[BYOC][Layout conversion] How to use Convert layout pass with BYOC flow?

@anijain2305 I realized that in my BYOC flow, I injest QNN graph directly before canonicalize, so what I really need is conversion from NCHW qnn.convolution to NCHWc one. Does QNN convolution supports NCHWc layout? From looking at qnn/op/convolution.cc, it seems it only supports NCHW and NHWC?

Ah, yes you are right. QNN ops do not support NCHWc layout (by design).

Not sure if that fits with your case, but you can call Legalize to first convert to Relay and then call ConvertLayout. The problem here would be that you will have quite large pattern matchers for MergeComposite (if you were using QNN ops earlier).

Looking at qnn/op/convolution.cc a bit more, isn’t it the case that canonicalize of QNN conv ops with NCHWc layout is not supported, but it is still possible to have qnn.op.convolution with NCHWc layout in a graph, as long as I don’t call canonicalize?

This fits my use case because I don’t need to call qnn.canonicalize.

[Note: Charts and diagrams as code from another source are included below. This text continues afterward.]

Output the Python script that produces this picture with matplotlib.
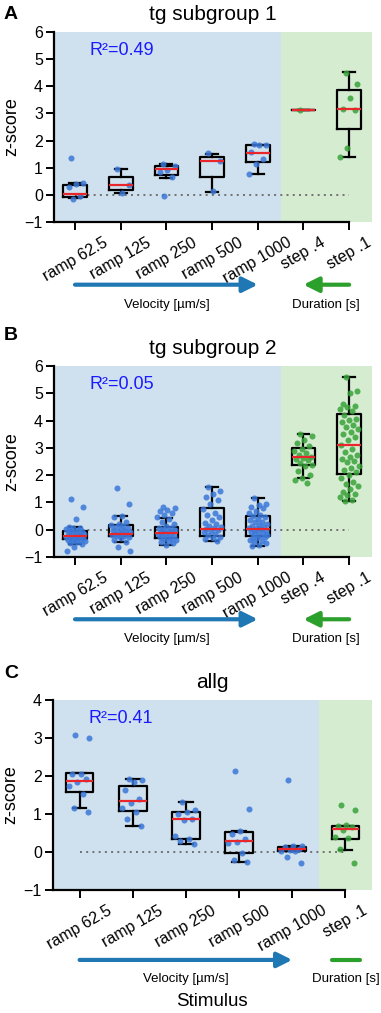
import numpy as np
import matplotlib
matplotlib.use('Agg')
import matplotlib.pyplot as plt

plt.rcParams['font.family'] = ['Liberation Sans', 'DejaVu Sans']

# ---- data ----
labels_ab = ['ramp 62.5', 'ramp 125', 'ramp 250', 'ramp 500', 'ramp 1000', 'step .4', 'step .1']
labels_c = ['ramp 62.5', 'ramp 125', 'ramp 250', 'ramp 500', 'ramp 1000', 'step .1']

# panel A: tg subgroup 1
a_q1 = [-0.08, 0.17, 0.72, 0.66, 1.22, 3.12, 2.43]
a_med = [0.04, 0.36, 0.96, 1.24, 1.55, 3.12, 3.18]
a_q3 = [0.37, 0.66, 1.06, 1.38, 1.84, 3.12, 3.85]
a_lo = [-0.12, 0.05, 0.63, 0.12, 0.77, 3.12, 1.40]
a_hi = [0.42, 0.96, 1.12, 1.50, 1.85, 3.12, 4.52]
a_points = [
    [1.34, 0.43, 0.40, 0.28, -0.05, -0.14],
    [0.96, 0.37, 0.05],
    [1.12, 1.05, 0.92, 0.85, 0.66, -0.05],
    [1.53, 1.23, 0.13],
    [1.86, 1.85, 1.83, 1.57, 1.32, 1.15, 0.78],
    [3.12],
    [4.50, 4.08, 3.58, 3.15, 3.12, 1.72, 1.40],
]

# panel B: tg subgroup 2
b_q1 = [-0.35, -0.24, -0.30, -0.23, -0.23, 2.39, 2.03]
b_med = [-0.24, -0.16, -0.11, 0.01, 0.02, 2.65, 3.10]
b_q3 = [-0.05, 0.17, 0.10, 0.81, 0.51, 2.98, 4.25]
b_lo = [-0.54, -0.45, -0.55, -0.41, -0.59, 1.88, 1.05]
b_hi = [0.10, 0.50, 0.43, 1.56, 1.17, 3.49, 5.60]
b_points = [
    [1.14, 0.82, 0.38, 0.10, 0.08, 0.05, 0.02, 0.0, -0.03, -0.05, -0.08, -0.10, -0.12,
     -0.15, -0.17, -0.20, -0.22, -0.24, -0.25, -0.27, -0.28, -0.30, -0.32, -0.34, -0.36,
     -0.38, -0.40, -0.42, -0.45, -0.50, -0.54, -0.62, -0.78],
    [1.54, 0.94, 0.50, 0.45, 0.30, 0.20, 0.17, 0.12, 0.10, 0.05, 0.02, -0.02, -0.05,
     -0.08, -0.10, -0.13, -0.15, -0.16, -0.18, -0.20, -0.22, -0.24, -0.28, -0.32, -0.38,
     -0.45, -0.62, -0.78],
    [0.83, 0.79, 0.72, 0.68, 0.62, 0.55, 0.47, 0.40, 0.30, 0.20, 0.12, 0.08, 0.05, 0.02,
     -0.02, -0.05, -0.08, -0.10, -0.12, -0.14, -0.17, -0.20, -0.23, -0.26, -0.28, -0.30,
     -0.33, -0.36, -0.40, -0.45, -0.50, -0.55],
    [1.56, 1.42, 1.30, 1.20, 1.10, 0.95, 0.75, 0.62, 0.55, 0.45, 0.35, 0.25, 0.20, 0.15,
     0.10, 0.05, 0.02, 0.0, -0.05, -0.10, -0.15, -0.20, -0.25, -0.30, -0.35, -0.40],
    [1.17, 0.95, 0.90, 0.85, 0.78, 0.70, 0.62, 0.55, 0.50, 0.45, 0.40, 0.35, 0.30, 0.28,
     0.22, 0.18, 0.15, 0.10, 0.08, 0.05, 0.02, 0.0, -0.03, -0.06, -0.10, -0.13, -0.16,
     -0.20, -0.22, -0.25, -0.28, -0.32, -0.36, -0.40, -0.45, -0.50, -0.55, -0.60],
    [3.52, 3.42, 3.30, 3.18, 3.05, 2.97, 2.90, 2.82, 2.75, 2.68, 2.64, 2.58, 2.54, 2.45,
     2.38, 2.32, 2.17, 1.99, 1.90, 1.81, 1.72],
    [5.60, 5.10, 5.02, 4.60, 4.53, 4.48, 4.43, 4.35, 4.19, 4.07, 4.02, 3.95, 3.85, 3.76,
     3.70, 3.58, 3.52, 3.40, 3.27, 3.10, 2.97, 2.85, 2.72, 2.65, 2.60, 2.52, 2.48, 2.35,
     2.27, 2.20, 2.11, 1.99, 1.90, 1.75, 1.69, 1.60, 1.50, 1.38, 1.32, 1.26, 1.20, 1.10, 1.05],
]

# panel C: allg
c_q1 = [1.57, 1.09, 0.35, -0.03, 0.03, 0.34]
c_med = [1.87, 1.33, 0.88, 0.28, 0.08, 0.60]
c_q3 = [2.07, 1.75, 1.05, 0.53, 0.14, 0.69]
c_lo = [1.15, 0.68, 0.21, -0.27, 0.02, 0.06]
c_hi = [2.07, 1.92, 1.32, 0.55, 0.16, 0.69]
c_points = [
    [3.09, 2.99, 2.06, 2.05, 1.93, 1.83, 1.75, 1.52, 1.15, 1.05],
    [1.93, 1.90, 1.83, 1.62, 1.40, 1.30, 1.16, 1.05, 0.88, 0.68],
    [1.32, 1.10, 1.05, 1.00, 0.88, 0.84, 0.42, 0.35, 0.30, 0.22],
    [2.12, 1.12, 0.56, 0.47, 0.34, 0.27, 0.25, -0.02, -0.20, -0.27],
    [1.89, 0.17, 0.15, 0.12, 0.09, 0.06, 0.03, 0.02, -0.12, -0.28],
    [1.25, 1.10, 0.72, 0.68, 0.66, 0.57, 0.40, 0.36, 0.07, -0.30],
]

BLUE_BG = '#cfe1ee'
GREEN_BG = '#d5ecd1'
BLUE_DOT = '#3b78d8'
GREEN_DOT = '#3aa33a'
BLUE_ARROW = '#1f77b4'
GREEN_ARROW = '#2ca02c'

W, H = 381, 1013


def px_axes(left, top, right, bottom):
    return [left / W, 1 - bottom / H, (right - left) / W, (bottom - top) / H]


def draw_panel(ax, labels, q1, med, q3, lo, hi, points, ylim, r2, xmin, title):
    n = len(labels)
    n_ramp = 5
    xmax = n - 0.5
    ax.axvspan(xmin, n_ramp - 0.5, color=BLUE_BG, zorder=0, lw=0)
    ax.axvspan(n_ramp - 0.5, xmax, color=GREEN_BG, zorder=0, lw=0)
    ax.plot([0, n - 1], [0, 0], ls=(0, (1, 2.2)), color='#707070', lw=1.4, zorder=1)

    stats = []
    for i in range(n):
        stats.append(dict(q1=q1[i], med=med[i], q3=q3[i], whislo=lo[i], whishi=hi[i], fliers=[]))
    ax.bxp(stats, positions=range(n), widths=0.52, capwidths=0.26, showfliers=False,
           boxprops=dict(color='black', lw=1.6),
           whiskerprops=dict(color='black', lw=1.6),
           capprops=dict(color='black', lw=1.6),
           medianprops=dict(color='#e8262b', lw=1.6, zorder=5),
           manage_ticks=False)

    for i, vals in enumerate(points):
        k = np.arange(len(vals))
        offs = ((k * 0.6180339 + 0.31) % 1.0 - 0.5) * 0.42
        col = BLUE_DOT if i < n_ramp else GREEN_DOT
        ax.scatter(i + offs, vals, s=19, color=col, alpha=0.85, lw=0, zorder=4)

    ax.set_xlim(xmin, xmax)
    ax.set_ylim(*ylim)
    ax.set_yticks(range(ylim[0], ylim[1] + 1))
    ax.set_xticks(range(n))
    ax.set_xticklabels(labels, rotation=30, ha='center', fontsize=11.5)
    ax.tick_params(axis='both', length=6, width=1.4, labelsize=11.5)
    ax.tick_params(axis='y', pad=2)
    ax.spines['top'].set_visible(False)
    ax.spines['right'].set_visible(False)
    ax.spines['left'].set_linewidth(1.6)
    ax.spines['bottom'].set_linewidth(1.6)
    ax.spines['bottom'].set_bounds(xmin, n - 1)
    ax.set_ylabel('z-score', fontsize=13, labelpad=3)
    ax.set_title(title, fontsize=15, pad=9)
    ax.text(0.112, 0.88, r2, transform=ax.transAxes, color='#1a1aff', fontsize=13, va='baseline')


fig = plt.figure(figsize=(W / 100, H / 100), dpi=100)

ax_a = fig.add_axes(px_axes(54, 32, 372, 222))
ax_b = fig.add_axes(px_axes(54, 366, 372, 557))
ax_c = fig.add_axes(px_axes(53, 700, 372, 890))

draw_panel(ax_a, labels_ab, a_q1, a_med, a_q3, a_lo, a_hi, a_points, (-1, 6), 'R²=0.49', -0.46, 'tg subgroup 1')
draw_panel(ax_b, labels_ab, b_q1, b_med, b_q3, b_lo, b_hi, b_points, (-1, 6), 'R²=0.05', -0.46, 'tg subgroup 2')
draw_panel(ax_c, labels_c, c_q1, c_med, c_q3, c_lo, c_hi, c_points, (-1, 4), 'R²=0.41', -0.5, 'allg')

# direction arrows below the axes
for ax, ya, yt in [(ax_a, -0.33, -0.405), (ax_b, -0.326, -0.40)]:
    tr = ax.get_xaxis_transform()
    ax.annotate('', xy=(4, ya), xytext=(0, ya), xycoords=tr, textcoords=tr, annotation_clip=False,
                arrowprops=dict(arrowstyle='-|>,head_length=0.9,head_width=0.45', lw=3,
                                color=BLUE_ARROW, shrinkA=0, shrinkB=0))
    ax.annotate('', xy=(5, ya), xytext=(6, ya), xycoords=tr, textcoords=tr, annotation_clip=False,
                arrowprops=dict(arrowstyle='-|>,head_length=0.9,head_width=0.45', lw=3,
                                color=GREEN_ARROW, shrinkA=0, shrinkB=0))
    ax.text(2, yt, 'Velocity [µm/s]', transform=tr, ha='center', va='top', fontsize=9.5)
    ax.text(5.5, yt, 'Duration [s]', transform=tr, ha='center', va='top', fontsize=9.5)

tr = ax_c.get_xaxis_transform()
ax_c.annotate('', xy=(4, -0.368), xytext=(0, -0.368), xycoords=tr, textcoords=tr, annotation_clip=False,
              arrowprops=dict(arrowstyle='-|>,head_length=0.9,head_width=0.45', lw=3,
                              color=BLUE_ARROW, shrinkA=0, shrinkB=0))
ax_c.plot([4.75, 5.27], [-0.368, -0.368], transform=tr, color=GREEN_ARROW, lw=3,
          solid_capstyle='round', clip_on=False)
ax_c.text(2, -0.437, 'Velocity [µm/s]', transform=tr, ha='center', va='top', fontsize=9.5)
ax_c.text(5, -0.437, 'Duration [s]', transform=tr, ha='center', va='top', fontsize=9.5)

fig.text(212 / W, 1 - 1006 / H, 'Stimulus', ha='center', va='baseline', fontsize=13.5)

# panel letters
for letter, yb in [('A', 19), ('B', 340), ('C', 678)]:
    fig.text(4 / W, 1 - yb / H, letter, fontsize=14, fontweight='bold', va='baseline')

fig.savefig('out.png', dpi=100)
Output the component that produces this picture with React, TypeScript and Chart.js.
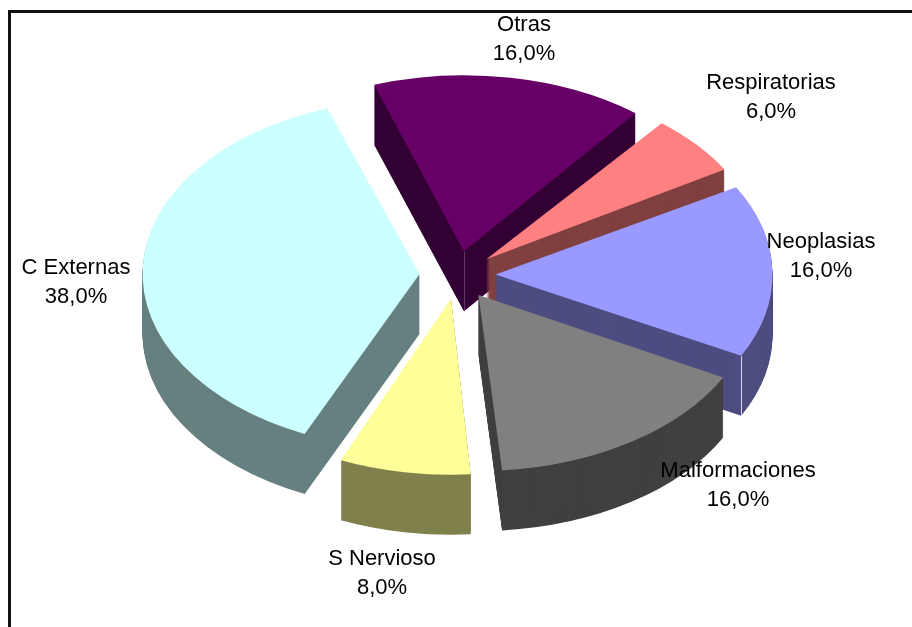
import React, { useEffect, useRef } from "react";
import { Chart, registerables } from "chart.js";

Chart.register(...registerables);

const categories = ["Otras", "Respiratorias", "Neoplasias", "Malformaciones", "S Nervioso", "C Externas"];
const values = [16, 6, 16, 16, 8, 38];
const topColors = ["#660066", "#FF8080", "#9999FF", "#808080", "#FFFF99", "#CCFFFF"];
const sideColors = ["#330033", "#804040", "#4D4D80", "#404040", "#80804D", "#668080"];

// layout of the labels (label centre, first line)
const labelCentres = [
  [524, 25],
  [771, 83],
  [821, 242],
  [738, 471],
  [382, 559],
  [76, 268],
];

const W = 912;
const H = 627;
const CX = 457.5;
const CY = 275;
const TILT = 0.635;
const RADIUS = 277;
const EXPLODE = 38;
const DEPTH = 60;

function tilt(ctx: CanvasRenderingContext2D, arc: any, dy: number) {
  ctx.translate(CX, CY + dy);
  ctx.scale(1, TILT);
  ctx.translate(-arc.x, -arc.y);
}

const pie3d = {
  id: "pie3d",
  beforeDraw(chart: any) {
    const { ctx } = chart;
    ctx.save();
    ctx.fillStyle = "#fff";
    ctx.fillRect(0, 0, W, H);
    ctx.strokeStyle = "#111";
    ctx.lineWidth = 3;
    ctx.beginPath();
    ctx.moveTo(9.5, H + 5);
    ctx.lineTo(9.5, 11.5);
    ctx.lineTo(W + 5, 11.5);
    ctx.stroke();
    ctx.restore();
  },
  beforeDatasetsDraw(chart: any) {
    const { ctx } = chart;
    const arcs: any[] = chart.getDatasetMeta(0).data;
    // the library pushes the rim outwards when a slice is exploded: compensate so all radii match
    arcs.forEach((arc) => {
      const fix = 1 - Math.sin(Math.min(Math.PI, arc.circumference));
      arc.outerRadius = RADIUS - EXPLODE * fix;
    });
    const mid = (a: any) => (a.startAngle + a.endAngle) / 2;
    const order = arcs
      .map((a, i) => ({ a, i }))
      .sort((p, q) => Math.sin(mid(p.a)) - Math.sin(mid(q.a)));
    order.forEach(({ a, i }) => {
      const saved = a.options;
      a.options = { ...saved, backgroundColor: sideColors[i], borderWidth: 0 };
      for (let d = DEPTH; d >= 1; d--) {
        ctx.save();
        tilt(ctx, a, d);
        a.draw(ctx);
        ctx.restore();
      }
      a.options = saved;
    });
    // pale highlight on the vertical corners
    const vertical = (i: number, atApex: boolean, colour: string) => {
      const a = arcs[i];
      const m = mid(a);
      const x = CX + Math.cos(m) * EXPLODE + (atApex ? 0 : Math.cos(a.endAngle) * RADIUS);
      const y = CY + (Math.sin(m) * EXPLODE + (atApex ? 0 : Math.sin(a.endAngle) * RADIUS)) * TILT;
      ctx.save();
      ctx.strokeStyle = colour;
      ctx.lineWidth = 1;
      ctx.beginPath();
      ctx.moveTo(Math.round(x) + 0.5, y);
      ctx.lineTo(Math.round(x) + 0.5, y + DEPTH);
      ctx.stroke();
      ctx.restore();
    };
    vertical(0, true, "#663366");
    vertical(2, false, "#D8D8F0");
    ctx.save();
    tilt(ctx, arcs[0], 0);
  },
  afterDatasetsDraw(chart: any) {
    chart.ctx.restore();
  },
  afterDraw(chart: any) {
    const { ctx } = chart;
    ctx.save();
    ctx.fillStyle = "#000";
    ctx.font = '22px "Liberation Sans", Arial, sans-serif';
    ctx.textAlign = "center";
    ctx.textBaseline = "middle";
    categories.forEach((name, i) => {
      const [x, y] = labelCentres[i];
      ctx.fillText(name, x, y);
      ctx.fillText(values[i].toFixed(1).replace(".", ",") + "%", x, y + 28.5);
    });
    ctx.restore();
  },
};

export default function App() {
  const ref = useRef<HTMLCanvasElement>(null);
  useEffect(() => {
    const chart = new Chart(ref.current as HTMLCanvasElement, {
      type: "pie",
      data: {
        labels: categories,
        datasets: [
          {
            data: values,
            backgroundColor: topColors,
            borderWidth: 0,
            offset: EXPLODE * 4,
            clip: false,
          } as any,
        ],
      },
      options: {
        animation: false,
        responsive: false,
        rotation: -19.1,
        radius: RADIUS,
        plugins: { legend: { display: false }, tooltip: { enabled: false } },
      } as any,
      plugins: [pie3d],
    });
    return () => chart.destroy();
  }, []);
  return (
    <canvas
      ref={ref}
      width={W}
      height={H}
      style={{ position: "absolute", left: 0, top: 0, width: W, height: H, display: "block" }}
    />
  );
}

QnnConv2DRel and QnnConvInferCorrectLayout need to work properly with NCHWc layout, and they look ok.

I see. As a custom pass (or custom changes), that might be ok.

hi, I’m trying to enable the alteroplayout to trasnform the layout of a dnnl function. Have you solved the problem? I am quite confused of how to get the function information.

Hi, I am facing the same issue where I have a function annotated for an external codegen. The function requires inputs/outputs conversion (layout and data precision) and I would like to insert such conversion nodes around the function. notes: (1) I cannot insert conversion nodes inside the function as the external codegen cannot handle them (2) I have to do it at function level, rather than op level.

I could write a pass to visit FunctionNode and add conversion ops. In that case: (1) which ops should I use? cast+LayoutTransform make sense? (2) Suppose I add cast+LayoutTransform, and then rerun type inference, should it work? if not what is the better approach? Modifying the Function type would probably work as the function is considered a black box but it seems hacky and ugly to me.

Please share insights if you have any?

Thanks a lot

Yes, cast+LayoutTransform should work and type inference should succeed as long as you insert cast in a consistent way.

You can pattern match against the output of layout_transform, this will put cast+LayoutTransform outside of external functions and TVM (host) will handle them for you. External functions get transformed values as parameters at runtime.

Thanks for the answer. I did not really get the point regarding the pattern match. Can you please explain what you mean?

I guess I wasn’t clear enough but the thing is that I must call the external function codegen to know the exact conversion (layout+type) required per input/output. So the flow is a little weird: (1) optimize, (2) subgraph, (3) codegen for the external functions, (4) insert the conversion ops before and after the external function calls and (5) some more passes+codegen for the rest

I was thinking about a mutator to mutate call nodes: mutate args such that each arg x is replaced by cast(transform_layout(x)) and the call node itself is mutated to be cast(convert(call node)).

Does it make sense? or do you think I should do it otherwise?

Thanks

Usually we run layout transform or dtype conversion (fp16 quantization etc) before running BYOC flow. I’m not sure what you are trying to achieve with (1) - (5), the order seems odd. In the standard BYOC flow, (3) is the last step which happens after (5). The step (4) doesn’t exist because conversion ops are inserted before external functions are created.

I agree that the flow is odd.

Note that I don’t use relay.build() because the HW solution is very different, compared to other solutions (and the required compilation artifacts as well) so I had to write another compilation flow, which allows me to do so. So I am not restricted to relay.build() compilation flow.

I integrate to a third party DLA compiler which requires conversions (type, layout, padding etc.). The problem is that I don’t know which transformation is required prior to calling this compiler. So I must subgraph the relay code, call the external compiler and only then I have the knowledge regarding what transformations are required.

Assume I cannot integrate the logic of the external DLA compiler in TVM so I must call the codegen to get this knowledge.

To complicate things even more, the transformations will be offloaded to another HW (not host CPU. This HW is also treated as external codegen) and no host is involved between the transformation and the DLA function call. So the flow I have to handle is (1) subgraph for DLA, (2) codegen for DLA, (3) insert transformations based on the DLA compiler request and then (4) subgraph again for the other accelerators (including the transformation HW) and (5) call codegen for the remaining targets.

That seems like a very odd flow, question… what exactly is handled by the “host” in your case?

So what is the problem of doing up to (1) via the BYOC flow and then implementing (2) and (3) as another ExprMutator pass which explicitly also does the partitioning you expect for (4) and then just take that as the input to (5) ?

Thanks, that’s what I am doing yes. My host basically sees the entire graph as a single op.